The mind may continue producing thought, emotion, and impulse. But awareness gradually learns not to become completely controlled by them. This is the beginning of inner steadiness.


Practical Situations Where STOP Helps

The STOP Technique becomes especially useful during:

  • emotional conflict
  • anxiety spikes
  • overthinking
  • workplace stress
  • difficult conversations
  • decision fatigue
  • social overwhelm
  • compulsive scrolling
  • and moments of mental exhaustion

Because the practice requires very little time, it can be integrated directly into ordinary daily life. This accessibility is part of its strength. Mindfulness no longer becomes something practiced only during formal meditation sessions. It becomes available during real moments of pressure.


Why Simple Practices Spread Powerfully

Part of what makes the STOP Technique resonate so strongly today is its simplicity. Modern attention is overloaded. People often feel overwhelmed not only by stress, but by the complexity of self-improvement advice itself.

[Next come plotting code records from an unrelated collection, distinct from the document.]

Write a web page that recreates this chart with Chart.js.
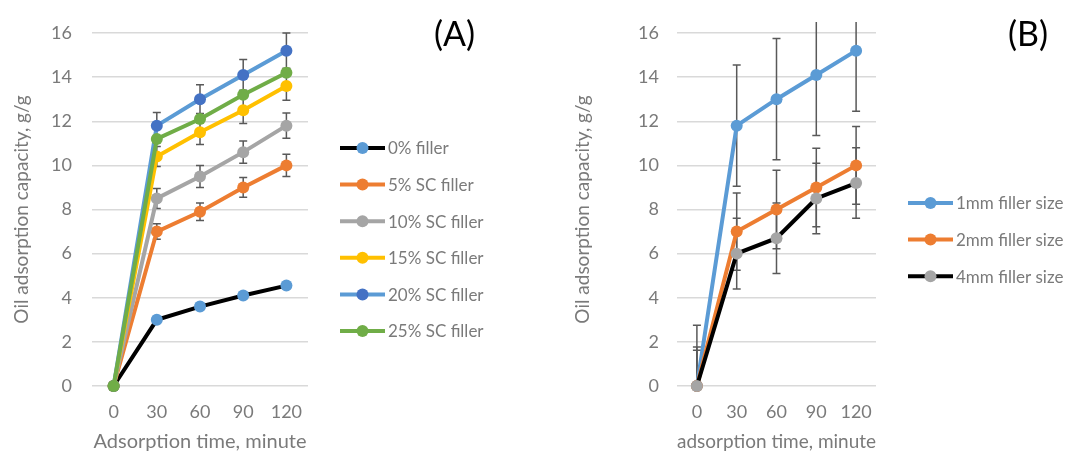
<!DOCTYPE html>
<html>
<head>
<meta charset="utf-8">
<script src="https://cdn.jsdelivr.net/npm/chart.js@4/dist/chart.umd.min.js"></script>
<style>
  body { margin: 0; background: #fff; width: 1072px; height: 452px; overflow: hidden; position: relative; font-family: Lato, sans-serif; }
  .panel { position: absolute; top: 0; height: 452px; }
  #panelA { left: 0; width: 560px; }
  #panelB { left: 560px; width: 512px; }
  .tag { position: absolute; top: 12px; font-size: 34px; color: #000; font-family: Lato, sans-serif; }
</style>
</head>
<body>
<div class="panel" id="panelA"><canvas id="chartA" width="560" height="452"></canvas></div>
<div class="panel" id="panelB"><canvas id="chartB" width="512" height="452"></canvas></div>
<div class="tag" style="left:434px">(A)</div>
<div class="tag" style="left:1008px">(B)</div>
<script>
// data
var timeLabels = ['0', '30', '60', '90', '120'];

// (A) SC filler content
var fillerLabels = ['0% filler', '5% SC filler', '10% SC filler', '15% SC filler', '20% SC filler', '25% SC filler'];
var filler0  = [0, 3.0, 3.6, 4.1, 4.55];
var filler5  = [0, 7.0, 7.9, 9.0, 10.0];
var filler10 = [0, 8.5, 9.5, 10.6, 11.8];
var filler15 = [0, 10.4, 11.5, 12.5, 13.6];
var filler20 = [0, 11.8, 13.0, 14.1, 15.2];
var filler25 = [0, 11.2, 12.1, 13.2, 14.2];
var err0  = [0, 0, 0, 0, 0];
var err5  = [0, 0.35, 0.4, 0.45, 0.5];
var err10 = [0, 0.45, 0.5, 0.5, 0.57];
var err15 = [0, 0.45, 0.55, 0.6, 0.65];
var err20 = [0, 0.6, 0.65, 0.7, 0.8];
var err25 = [0, 0, 0, 0, 0];

// (B) filler size
var sizeLabels = ['1mm filler size', '2mm filler size', '4mm filler size'];
var size1 = [0, 11.8, 13.0, 14.1, 15.2];
var size2 = [0, 7.0, 8.0, 9.0, 10.0];
var size4 = [0, 6.0, 6.7, 8.5, 9.2];
var errSize1 = [2.75, 2.75, 2.75, 2.75, 2.75];
var errSize2 = [1.77, 1.75, 1.78, 1.78, 1.76];
var errSize4 = [1.62, 1.6, 1.6, 1.6, 1.6];

var yMax = 16;
var yStep = 2;

var textGray = '#7a7a7a';
var font = 'Lato';

// error bars, drawn under the lines
var errorBars = {
  id: 'errorBars',
  beforeDatasetsDraw: function (chart) {
    var ctx = chart.ctx, area = chart.chartArea, y = chart.scales.y;
    ctx.save();
    ctx.beginPath();
    ctx.rect(area.left - 10, area.top - 11, area.right - area.left + 20, area.bottom - area.top + 11);
    ctx.clip();
    ctx.strokeStyle = '#595959';
    ctx.lineWidth = 1.5;
    chart.data.datasets.forEach(function (ds, i) {
      var meta = chart.getDatasetMeta(i);
      if (!ds.errors) return;
      ds.data.forEach(function (v, j) {
        var e = ds.errors[j];
        if (!e) return;
        var x = meta.data[j].x;
        var yt = y.getPixelForValue(v + e), yb = y.getPixelForValue(v - e);
        ctx.beginPath();
        ctx.moveTo(x, yt); ctx.lineTo(x, yb);
        ctx.moveTo(x - 4, yt); ctx.lineTo(x + 4, yt);
        ctx.moveTo(x - 4, yb); ctx.lineTo(x + 4, yb);
        ctx.stroke();
      });
    });
    ctx.restore();
  }
};

// legend with line + marker like the original
var lineLegend = {
  id: 'lineLegend',
  afterDraw: function (chart, args, opts) {
    var ctx = chart.ctx;
    ctx.save();
    chart.data.datasets.forEach(function (ds, i) {
      var cy = opts.y + i * opts.dy;
      ctx.strokeStyle = ds.borderColor;
      ctx.lineWidth = 4;
      ctx.beginPath();
      ctx.moveTo(opts.x, cy); ctx.lineTo(opts.x + 45, cy);
      ctx.stroke();
      ctx.fillStyle = ds.pointBackgroundColor;
      ctx.beginPath();
      ctx.arc(opts.x + 22.5, cy, 6, 0, Math.PI * 2);
      ctx.fill();
      ctx.fillStyle = textGray;
      ctx.font = '17px ' + font;
      ctx.textBaseline = 'middle';
      ctx.fillText(ds.label, opts.x + 48, cy + 1);
    });
    ctx.restore();
  }
};

function series(label, data, errors, line, dot, i) {
  return {
    label: label,
    data: data,
    errors: errors,
    borderColor: line,
    backgroundColor: dot,
    pointBackgroundColor: dot,
    pointBorderColor: dot,
    pointRadius: 6,
    pointBorderWidth: 0,
    borderWidth: 4,
    tension: 0,
    clip: false,
    order: -i
  };
}

function makeOptions(yWidth, yPad, titlePad, xTitle, rightPad, legend) {
  return {
    responsive: false,
    animation: false,
    layout: { padding: { top: 33, right: rightPad, left: 0, bottom: 0 } },
    plugins: { legend: { display: false }, tooltip: { enabled: false }, lineLegend: legend },
    scales: {
      x: {
        type: 'category',
        offset: true,
        grid: { display: false, drawTicks: false },
        border: { display: false },
        ticks: { color: textGray, font: { family: font, size: 18 }, padding: 15, maxRotation: 0 },
        title: { display: true, text: xTitle, color: textGray, font: { family: font, size: 20, lineHeight: 1 }, padding: 0 },
        afterFit: function (s) { s.height = 66; }
      },
      y: {
        min: 0,
        max: yMax,
        ticks: { stepSize: yStep, color: textGray, font: { family: font, size: 18 }, padding: yPad },
        grid: { color: '#d9d9d9', lineWidth: 1.5, drawTicks: false },
        border: { display: false },
        title: { display: true, text: 'Oil adsorption capacity, g/g', color: textGray, font: { family: font, size: 19 }, padding: { top: titlePad, bottom: 0 } },
        afterFit: function (s) { s.width = yWidth; }
      }
    }
  };
}

new Chart(document.getElementById('chartA'), {
  type: 'line',
  data: {
    labels: timeLabels,
    datasets: [
      series(fillerLabels[0], filler0, err0, '#000000', '#5b9bd5', 0),
      series(fillerLabels[1], filler5, err5, '#ed7d31', '#ed7d31', 1),
      series(fillerLabels[2], filler10, err10, '#a5a5a5', '#a5a5a5', 2),
      series(fillerLabels[3], filler15, err15, '#ffc000', '#ffc000', 3),
      series(fillerLabels[4], filler20, err20, '#5b9bd5', '#4472c4', 4),
      series(fillerLabels[5], filler25, err25, '#70ad47', '#70ad47', 5)
    ]
  },
  options: makeOptions(92, 20, 10, 'Adsorption time, minute', 252, { x: 340, y: 148, dy: 36.6 }),
  plugins: [errorBars, lineLegend]
});

new Chart(document.getElementById('chartB'), {
  type: 'line',
  data: {
    labels: timeLabels,
    datasets: [
      series(sizeLabels[0], size1, errSize1, '#5b9bd5', '#5b9bd5', 0),
      series(sizeLabels[1], size2, errSize2, '#ed7d31', '#ed7d31', 1),
      series(sizeLabels[2], size4, errSize4, '#000000', '#a5a5a5', 2)
    ]
  },
  options: makeOptions(117, 18, 11, 'adsorption time, minute', 196, { x: 348, y: 203, dy: 36.6 }),
  plugins: [errorBars, lineLegend]
});
</script>
</body>
</html>
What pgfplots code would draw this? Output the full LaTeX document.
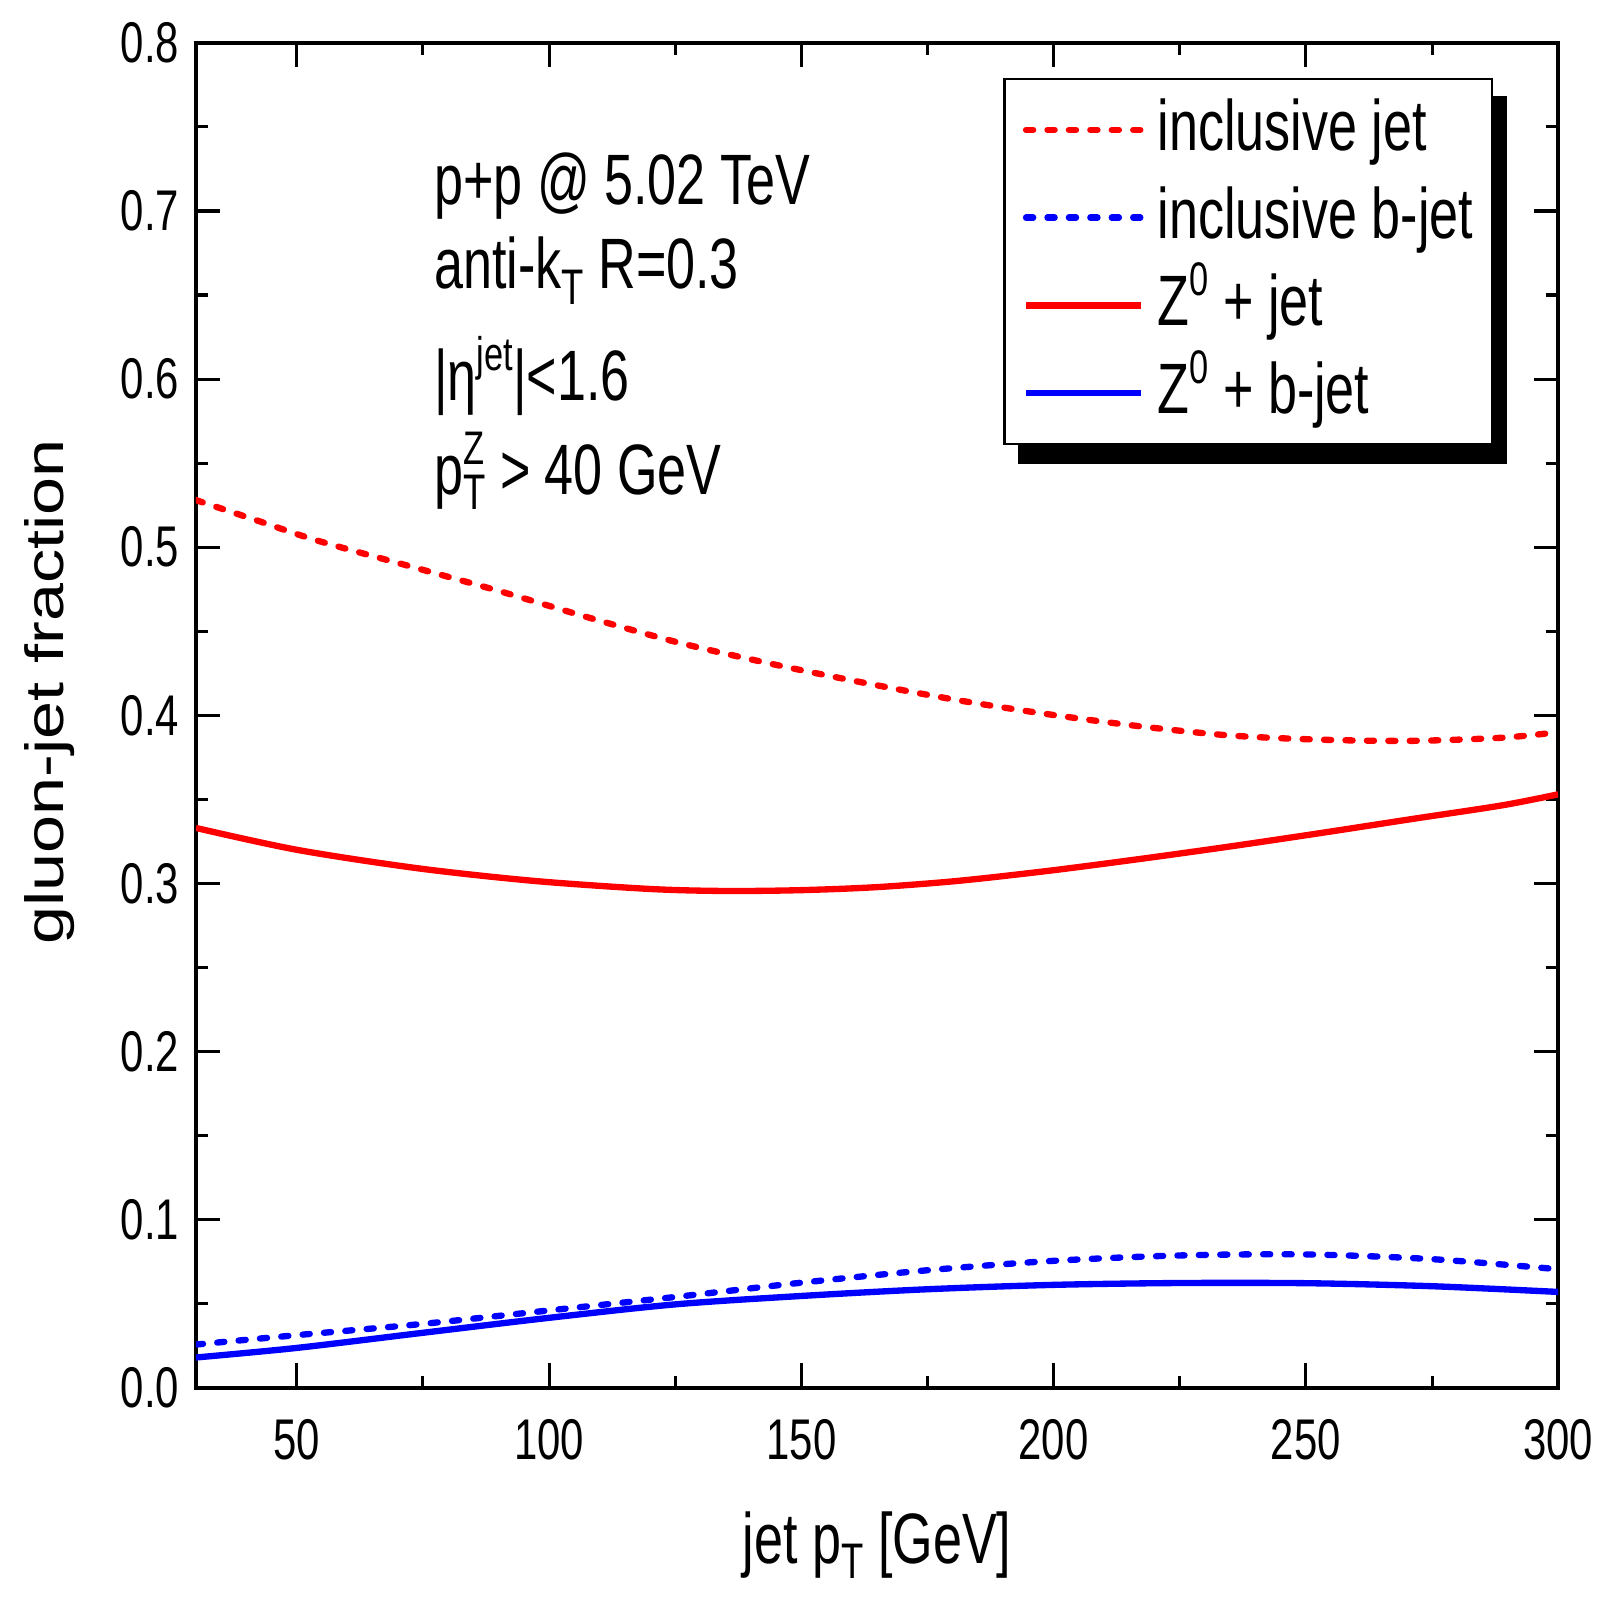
\documentclass[border=0pt]{standalone}
\usepackage{fontspec}
\setmainfont{Liberation Sans}[FakeStretch=0.73]
\newfontfamily\ylabfont{Liberation Sans}[FakeStretch=1.27]
\usepackage{graphicx}
\usepackage{pgfplots}
\pgfplotsset{compat=1.18}
\usetikzlibrary{backgrounds}
\newcommand\subs[1]{\raisebox{-0.4ex}{\scalebox{0.7}{#1}}}
\newcommand\sups[1]{\raisebox{0.8ex}{\scalebox{0.66}{#1}}}
\newcommand\bigfont{\fontsize{19.9pt}{24pt}\selectfont}

\pgfplotstableread{
x y
30 0.528
42 0.516
54 0.504
72 0.489
90 0.474
108 0.458
126 0.443
145 0.430
163 0.419
181 0.409
199 0.4006
217 0.3935
235 0.388
253 0.3855
271 0.3848
289 0.3867
300 0.390
}\incljet

\pgfplotstableread{
x y
30 0.0257
50 0.0313
75 0.038
100 0.046
125 0.054
150 0.0625
175 0.0699
200 0.0755
225 0.0787
250 0.0793
275 0.0765
300 0.0705
}\inclbjet

\pgfplotstableread{
x y
30 0.333
50 0.320
74 0.309
97 0.3015
120 0.2967
135 0.2955
150 0.2960
165 0.2978
181 0.3015
199 0.3075
217 0.3145
235 0.322
253 0.330
271 0.3383
289 0.3465
300 0.353
}\zjet

\pgfplotstableread{
x y
30 0.018
50 0.0237
75 0.0327
100 0.0416
125 0.0496
150 0.0546
175 0.0586
200 0.0612
225 0.0623
250 0.0622
275 0.0604
300 0.057
}\zbjet

\begin{document}
\begin{tikzpicture}
\useasboundingbox (0,0.32cm) rectangle (15.68cm,16cm);
\begin{axis}[
  scale only axis, width=13.35cm, height=13.18cm,
  at={(1.92cm,2.40cm)}, anchor=south west,
  xmin=30, xmax=300, ymin=0, ymax=0.8,
  xtick={50,100,150,200,250,300},
  minor xtick={75,125,175,225,275},
  ytick={0,0.1,0.2,0.3,0.4,0.5,0.6,0.7,0.8},
  minor ytick={0.05,0.15,0.25,0.35,0.45,0.55,0.65,0.75},
  axis line style={line width=0.04cm},
  major tick length=0.24cm, minor tick length=0.12cm,
  every tick/.style={black, line width=0.03cm},
  tick align=inside, tick pos=both,
  ticklabel style={font=\fontsize{16pt}{18pt}\selectfont},
  /pgf/number format/assume math mode=true,
  y tick label style={/pgf/number format/fixed, /pgf/number format/fixed zerofill, /pgf/number format/precision=1},
  xticklabel style={yshift=-0.19cm},
  yticklabel style={xshift=-0.04cm},
  xlabel={jet p\subs{T} [GeV]},
  xlabel style={font=\bigfont, at={(axis description cs:0.5,-0.1305)}, anchor=base},
  ylabel={gluon-jet fraction},
  ylabel style={font=\ylabfont\fontsize{15pt}{18pt}\selectfont, at={(axis description cs:-0.0974,0.5175)}, anchor=base},
  legend style={name=leg, at={(0.952,0.974)}, anchor=north east, draw=black, line width=0.02cm,
    fill=white, font=\bigfont,
    inner xsep=0.18cm, inner ysep=0.09cm,
    nodes={inner xsep=0cm, inner ysep=0.05cm, text height=0.56cm, text depth=0.16cm},
    row sep=0.04cm, column sep=0.13cm},
  legend cell align=left,
  legend image code/.code={\draw[#1] (0.10cm,0cm) -- (1.23cm,0cm);},
]
\addplot[red, line width=0.062cm, line cap=round, dash pattern=on 0.07cm off 0.14cm, smooth] table[x=x,y=y] {\incljet};
\addlegendentry{inclusive jet}
\addplot[blue, line width=0.062cm, line cap=round, dash pattern=on 0.07cm off 0.14cm, smooth] table[x=x,y=y] {\inclbjet};
\addlegendentry{inclusive b-jet}
\addplot[red, line width=0.062cm, smooth] table[x=x,y=y] {\zjet};
\addlegendentry{Z\sups{0} + jet}
\addplot[blue, line width=0.062cm, smooth] table[x=x,y=y] {\zbjet};
\addlegendentry{Z\sups{0} + b-jet}

\node[anchor=base west, font=\bigfont, inner sep=0pt] at (rel axis cs:0.1745,0.880) {p+p @ 5.02 TeV};
\node[anchor=base west, font=\bigfont, inner sep=0pt] at (rel axis cs:0.1745,0.817) {anti-k\subs{T} R=0.3};
\node[anchor=base west, font=\bigfont, inner sep=0pt] at (rel axis cs:0.1745,0.734) {|η\sups{jet}|<1.6};
\node[anchor=base west, font=\bigfont, inner sep=0pt] at (rel axis cs:0.1745,0.664) {p\rlap{\sups{Z}}\subs{T} > 40 GeV};
\end{axis}
\begin{pgfonlayer}{background}
\fill[black] ([xshift=0.14cm,yshift=-0.18cm]leg.south west) rectangle ([xshift=0.14cm,yshift=-0.18cm]leg.north east);
\end{pgfonlayer}
\end{tikzpicture}
\end{document}
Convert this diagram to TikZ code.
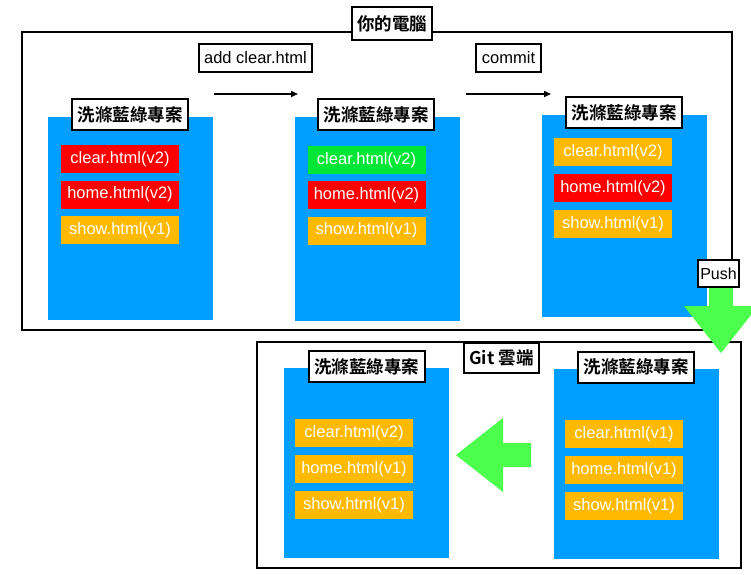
\documentclass[tikz,border=0pt]{standalone}
\usepackage{fontspec}
\setmainfont{Liberation Sans}
\newfontfamily\cjk{Noto Sans CJK TC}[BoldFont=* Bold]
\usetikzlibrary{arrows.meta}
\definecolor{proj}{RGB}{0,159,255}
\definecolor{fred}{RGB}{255,0,0}
\definecolor{fgreen}{RGB}{0,230,55}
\definecolor{forange}{RGB}{255,186,0}
\definecolor{bigarrow}{RGB}{76,255,76}
\tikzset{
  frame/.style={draw=black, line width=2pt, inner sep=0pt},
  tag/.style={draw=black, fill=white, line width=2pt, inner sep=0pt,
    font=\fontsize{16.5}{18}\selectfont},
  cjktag/.style={draw=black, fill=white, line width=2pt, inner sep=0pt,
    minimum width=116pt, minimum height=31pt,
    font=\cjk\bfseries\fontsize{17.5}{19}\selectfont},
  project/.style={fill=proj, inner sep=0pt, minimum width=165pt},
  file/.style={inner sep=0pt, minimum width=118pt, minimum height=28pt,
    text=white, font=\fontsize{16.5}{18}\selectfont},
  flow/.style={line width=1.6pt, -{Triangle[length=7pt,width=6pt]}},
  big/.style={fill=bigarrow, draw=none}
}
\begin{document}
\begin{tikzpicture}[x=1pt,y=-1pt]
\useasboundingbox (0,0) rectangle (751,574);
\fill[white] (0,0) rectangle (751,574);

% frames
\node[frame, minimum width=710pt, minimum height=298pt] (pc) at (377,181) {};
\node[frame, minimum width=484pt, minimum height=226pt] (cloud) at (499,455) {};
\node[cjktag, minimum width=80pt, minimum height=33pt] (pctitle) at (392,23.5) {你的電腦};

% project boxes
\node[project, minimum height=203pt] (p1) at (130.5,218.5) {};
\node[project, minimum height=204pt] (p2) at (377.5,219) {};
\node[project, minimum height=202pt] (p3) at (624.5,216) {};
\node[project, minimum height=190pt] (p4) at (366.5,463) {};
\node[project, minimum height=190pt] (p5) at (636.5,464) {};

\node[cjktag] (l1) at (130,114.5) {洗滌藍綠專案};
\node[cjktag] (l2) at (376,114.5) {洗滌藍綠專案};
\node[cjktag] (l3) at (624,112.5) {洗滌藍綠專案};
\node[cjktag] (l4) at (366.5,366.5) {洗滌藍綠專案};
\node[cjktag] (l5) at (636,367) {洗滌藍綠專案};

\node[cjktag, minimum width=75pt, minimum height=30pt] (cloudtitle) at (501.5,358) {Git 雲端};

% files
\node[file, fill=fred] (f11) at (120,159) {clear.html(v2)};
\node[file, fill=fred] (f12) at (120,194.5) {home.html(v2)};
\node[file, fill=forange] (f13) at (120,230) {show.html(v1)};

\node[file, fill=fgreen] (f21) at (366.5,160) {clear.html(v2)};
\node[file, fill=fred] (f22) at (366.5,195) {home.html(v2)};
\node[file, fill=forange] (f23) at (366.5,230.5) {show.html(v1)};

\node[file, fill=forange] (f31) at (613,152) {clear.html(v2)};
\node[file, fill=fred] (f32) at (613,188) {home.html(v2)};
\node[file, fill=forange] (f33) at (613,224) {show.html(v1)};

\node[file, fill=forange] (f41) at (354,433) {clear.html(v2)};
\node[file, fill=forange] (f42) at (354,469) {home.html(v1)};
\node[file, fill=forange] (f43) at (354,505) {show.html(v1)};

\node[file, fill=forange] (f51) at (624,434) {clear.html(v1)};
\node[file, fill=forange] (f52) at (624,470) {home.html(v1)};
\node[file, fill=forange] (f53) at (624,506) {show.html(v1)};

% step labels and arrows
\node[tag, minimum width=113pt, minimum height=28pt] (add) at (255.5,58) {add clear.html};
\node[tag, minimum width=65pt, minimum height=28pt] (commit) at (508.5,58) {commit};
\coordinate (a1s) at (214,94);
\coordinate (a1e) at (298,94);
\coordinate (a2s) at (466,94);
\coordinate (a2e) at (551,94);
\draw[flow] (a1s) -- (a1e);
\draw[flow] (a2s) -- (a2e);

% big green arrows
\draw[big] (709,287) -- (733,287) -- (733,306) -- (758,306) -- (721,353)
  -- (684,306) -- (709,306) -- cycle;
\draw[big] (531,443) -- (503,443) -- (503,418) -- (456,455) -- (503,492)
  -- (503,467) -- (531,467) -- cycle;

\node[tag, minimum width=41pt, minimum height=27pt, font=\fontsize{16}{18}\selectfont] (push) at (718.5,273.5) {Push};
\end{tikzpicture}
\end{document}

The STOP Technique offers something immediately usable. No equipment. No long preparation. No special environment. Just awareness inserted into a moment that would otherwise remain unconscious.

Simple practices often spread widely because they are practical under real conditions. And practicality increases consistency.


The STOP Technique is a simple but powerful mindfulness practice designed to interrupt automatic reactivity and restore awareness within moments of stress, distraction, or emotional intensity.

Although modern in presentation, its deeper principles align closely with teachings found in the Yoga Sutras of Patanjali, the Bhagavad Gita, and broader contemplative traditions emphasizing observation, steadiness, and conscious action.

The practice teaches something essential: Between stimulus and reaction, there is a space.

And within that space, awareness can return. Sometimes transformation does not begin through dramatic change. It begins through one conscious pause.